To illustrate the impact of this approach, Olsson gave the example of AI in customer service.

“We have 85% of all tickets handled by AI,” he said. “And actually, our customer satisfaction score is higher on the AI-answered tickets than on the human tickets, which is shocking.”

For all the success Careem’s AI strategy has had, however, regional realities have often complicated the journey – and still do – especially when scaling across 15 fragmented markets.

“Traffic in Riyadh, Abu Dhabi, and Cairo is very, very different,” he says. “Captains behave differently, customers behave differently depending on the weather or other local factors. And things change over time in every city. So the actual AI training and the reinforcement learning needs to be done very locally because the markets behave very differently.”

Successful startups need a mix of talent

Among the candid advice Olsson gave during his hour-long conversation was a warning against glorifying the role of ‘founder’ above all others.

“Not everyone needs to be or should be a founder,” he said. “If everyone was just aspiring founders, there would be no companies.” Purpose, he suggested, can be found in many roles – whether as a technical expert, an early employee, or someone applying AI to solve a pressing business challenge. “You need colleagues that join – that become colleague number one, colleague number 10, colleague number 100, that are all saying, hey, I feel I connect to this purpose, I’m going to make it mine, and I’m going to dive in and do it.”

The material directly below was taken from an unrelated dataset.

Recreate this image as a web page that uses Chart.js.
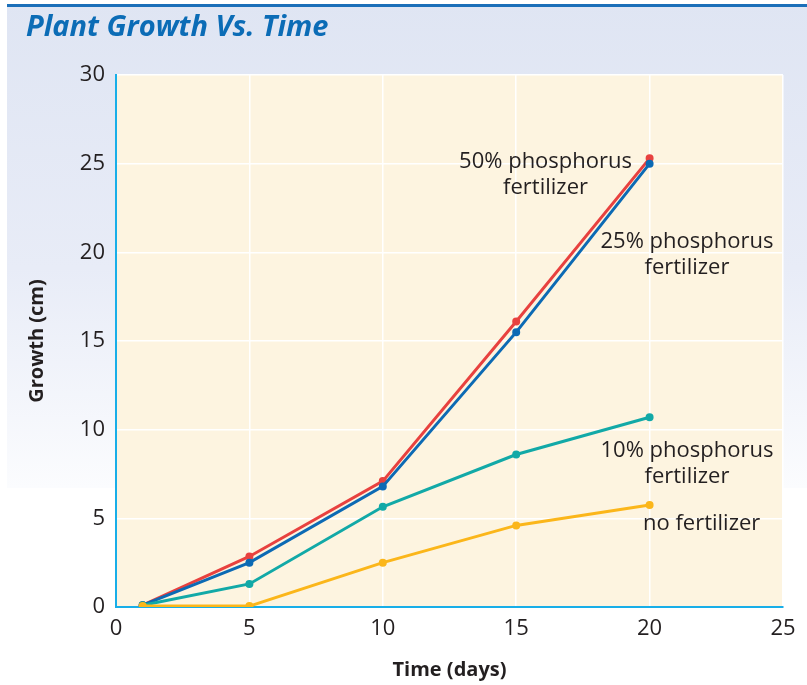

On the theme of teams, and talent, Olsson reflected on the skills Careem seeks as it scales its AI capabilities. On one side are applied problem-solvers who can map business processes and turn them into AI workflows. On the other are deep technical specialists – data scientists and AI engineers who can build and train models. This reflects MBZUAI’s new Undergraduate program which offers two distinct streams – engineering and business – both of which are essential, Olsson said, and neither of which can succeed in isolation.

“For those of you that do the technical track, try to get a little bit of business sense so you can communicate with a business colleague,” he advised the engineering undergraduates. “And for those of you that go on the applied [business] track, just hone your problem-solving skills. That’s it. You don’t have to understand the tech – just apply AI.”

For MBZUAI’s community of researchers and aspiring entrepreneurs, the message was clear: world-class training, regional opportunity, and AI expertise are already in their hands. What matters next is courage, curiosity, and a willingness to turn purpose into action.

Olsson’s final piece of advice focused on advice that his co-founder – Mudassir Sheikha – received from his headmaster while at school.

“His headmaster said, life is like a rowing boat. You sit in this rowing boat, and you have two oars. One oar is hard work, and one oar is blessings and prayer, or whatever belief system you have. And you need both. If you just work really hard, you’ll just go around in circles. And if you just sit and pray for something great to happen, but you’re not really willing to put in the work, then you just go around in the other way.

“You need both – I really believe in that. You need to apply yourself, you need to commit, push yourself, dig in. But at the same time know that we are instruments of something bigger. So find what is in there, and then just let it come out of you.”